Saturday, February 10, 2007

Managing Middle School: Emma-Jean Lazarus Fell Out of a Tree by Lauren Tarshis

In Emma-Jean Lazarus Fell Out of a Tree, we meet a seventh-grade heroine who attempts to deal with the messy emotional morass of middle school with total rationality and detachment. Emma-Jean is a girl doesn't even allow the familiarity of contractions into her conversations with her classmates.

Despite her desire to observe middle school interaction from her solitary lunch table, however, Emma-Jean's basic goodness draws her into the crazy stew of adolescent social scheming when she encounters Colleen Pomerantz boo-hooing massively in the girl's room. Colleen is the exact opposite of Emma-Jean, a kind-hearted girl who takes everything with massive emotionality, and as Emma-Jean plods rationally into an attempt to solve Colleen's problem, she walks right into the swamp of adolescent mores.

Emma-Jean comes to recognize the irrationality and unpredictability of human feelings as her efforts to solve everyone's problems have unforeseen consequences. The rigid and solitary path through life which she has created to shield herself from grief and pain gives way to the richer struggle to accept human relationships with all of their surprises.

This is a rich, rewarding, funny, and moving story of one girl's transition through the "middle passage" of middle school. With this first novel, Lauren Tarshis hits one out of the ball park!
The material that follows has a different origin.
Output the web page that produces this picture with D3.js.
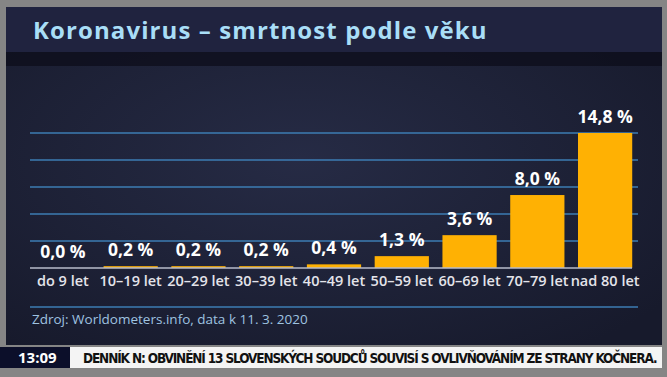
<!DOCTYPE html>
<html>
<head>
<meta charset="utf-8">
<script src="https://cdn.jsdelivr.net/npm/d3@7"></script>
<style>
  body { margin: 0; background: #7d7d7d; }
  svg { display: block; }
</style>
</head>
<body>
<div id="chart"></div>
<script>
// data
const categories = ["do 9 let", "10–19 let", "20–29 let", "30–39 let", "40–49 let",
                    "50–59 let", "60–69 let", "70–79 let", "nad 80 let"];
const values = [0.0, 0.2, 0.2, 0.2, 0.4, 1.3, 3.6, 8.0, 14.8];
const gridValues = [2.96, 5.92, 8.88, 11.84, 14.8];

const title = "Koronavirus – smrtnost podle věku";
const source = "Zdroj: Worldometers.info, data k 11. 3. 2020";
const tickerTime = "13:09";
const tickerText = "DENNÍK N: OBVINĚNÍ 13 SLOVENSKÝCH SOUDCŮ SOUVISÍ S OVLIVŇOVÁNÍM ZE STRANY KOČNERA.";

const W = 667, H = 377;
const font = "'Open Sans', 'DejaVu Sans', sans-serif";
const czech = d3.formatLocale({decimal: ",", thousands: " ", grouping: [3], currency: ["", " Kč"]});
const fmt = czech.format(".1f");

const svg = d3.select("#chart").append("svg")
    .attr("width", W)
    .attr("height", H);

const defs = svg.append("defs");
const grad = defs.append("radialGradient").attr("id", "panelbg")
    .attr("cx", "45%").attr("cy", "45%").attr("r", "70%");
grad.append("stop").attr("offset", "0%").attr("stop-color", "#262b45");
grad.append("stop").attr("offset", "100%").attr("stop-color", "#171a2c");

// outer grey frame
svg.append("rect").attr("width", W).attr("height", H).attr("fill", "#858585");

// main panel + title bar
svg.append("rect").attr("x", 6).attr("y", 7).attr("width", 656).attr("height", 338)
    .attr("fill", "url(#panelbg)");
svg.append("rect").attr("x", 6).attr("y", 7).attr("width", 656).attr("height", 45)
    .attr("fill", "#20233f");
svg.append("rect").attr("x", 6).attr("y", 52).attr("width", 656).attr("height", 14)
    .attr("fill", "#0b0c18").attr("opacity", 0.7);

svg.append("text")
    .attr("x", 33).attr("y", 39)
    .attr("font-family", font).attr("font-weight", 700).attr("font-size", 24)
    .attr("letter-spacing", 1.1)
    .attr("fill", "#a9def7")
    .text(title);

const x = d3.scaleBand().domain(categories).range([29, 639])
    .paddingInner(0.2).paddingOuter(0.1);
const y = d3.scaleLinear().domain([0, 14.8]).range([268, 133]);

// gridlines
svg.append("g").selectAll("line")
    .data(gridValues)
    .join("line")
    .attr("x1", 30).attr("x2", 638)
    .attr("y1", d => y(d)).attr("y2", d => y(d))
    .attr("stroke", "#3c7db3").attr("stroke-width", 1.3);

// bars
svg.append("g").selectAll("rect")
    .data(values)
    .join("rect")
    .attr("x", (d, i) => x(categories[i]))
    .attr("width", x.bandwidth())
    .attr("y", d => y(d))
    .attr("height", d => y(0) - y(d))
    .attr("fill", "#ffb103");

// baseline
svg.append("line")
    .attr("x1", 30).attr("x2", 632)
    .attr("y1", y(0)).attr("y2", y(0))
    .attr("stroke", "#b9bccb").attr("stroke-width", 1.5);

// value labels
svg.append("g").selectAll("text")
    .data(values)
    .join("text")
    .attr("x", (d, i) => x(categories[i]) + x.bandwidth() / 2)
    .attr("y", d => y(d) - 10)
    .attr("text-anchor", "middle")
    .attr("font-family", font).attr("font-weight", 700).attr("font-size", 17.5)
    .attr("fill", "#ffffff")
    .text(d => fmt(d) + " %");

// category labels
const xAxis = d3.axisBottom(x).tickSize(0).tickPadding(0);
const gx = svg.append("g").attr("transform", "translate(0,275)").call(xAxis);
gx.select(".domain").remove();
gx.selectAll("text")
    .attr("dy", "0.77em")
    .attr("font-family", font).attr("font-weight", 600).attr("font-size", 14.5)
    .attr("fill", "#e4e4ea");

// lower rule + source
svg.append("line")
    .attr("x1", 30).attr("x2", 638).attr("y1", 307).attr("y2", 307)
    .attr("stroke", "#3c7db3").attr("stroke-width", 1.3);
svg.append("text")
    .attr("x", 32).attr("y", 324)
    .attr("font-family", font).attr("font-size", 13.5)
    .attr("fill", "#9fc3e0")
    .text(source);

// ticker
svg.append("rect").attr("x", 0).attr("y", 347).attr("width", 70).attr("height", 21)
    .attr("fill", "#0c0f2a");
svg.append("rect").attr("x", 70).attr("y", 347).attr("width", 592).attr("height", 21)
    .attr("fill", "#f4f4f4");
svg.append("text")
    .attr("x", 18).attr("y", 363)
    .attr("font-family", font).attr("font-weight", 700).attr("font-size", 15)
    .attr("fill", "#ffffff")
    .text(tickerTime);
svg.append("text")
    .attr("x", 83).attr("y", 363)
    .attr("font-family", "'Liberation Sans Narrow', 'DejaVu Sans Condensed', sans-serif")
    .attr("font-weight", 700).attr("font-size", 13.5)
    .attr("letter-spacing", -1.14)
    .attr("fill", "#111111")
    .text(tickerText);
</script>
</body>
</html>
As I watched Emma-Jean study her classmates with dispassionate objectivity, I couldn't help remembering another heroine who tried a similar protocol, Harriet, in Louise Fitzhugh's 1960's classic, Harriet the Spy. Less good-hearted than Emma-Jean, but just as clinical, Harriet keeps her observations of her classmates safe in a secret notebook, until the day she loses it and her schoolmates discover her critical thoughts about them. Finding a place within life's absurdities without losing oneself therein is a common thread in both novels.

For the pragmatic early adolescent, nonfiction offers some help in making the transition. For late elementary students who need a primer on intermediate and middle school mores, here's a book which my granddaughter found helpful in calming the anxieties of entering that new scene: A Smart Girl's Guide to Starting Middle School, by Julie Williams and Angela Martini. For a book which goes beyond the girl scene and includes boys and (gulp!) some down-to-earth thoughts about sex, see Arlene Erlbach's The Middle School Survival Guide.

If you have a child nearing the "wonder years," (as in "I wonder how I'll survive all this!") any of the books above may help!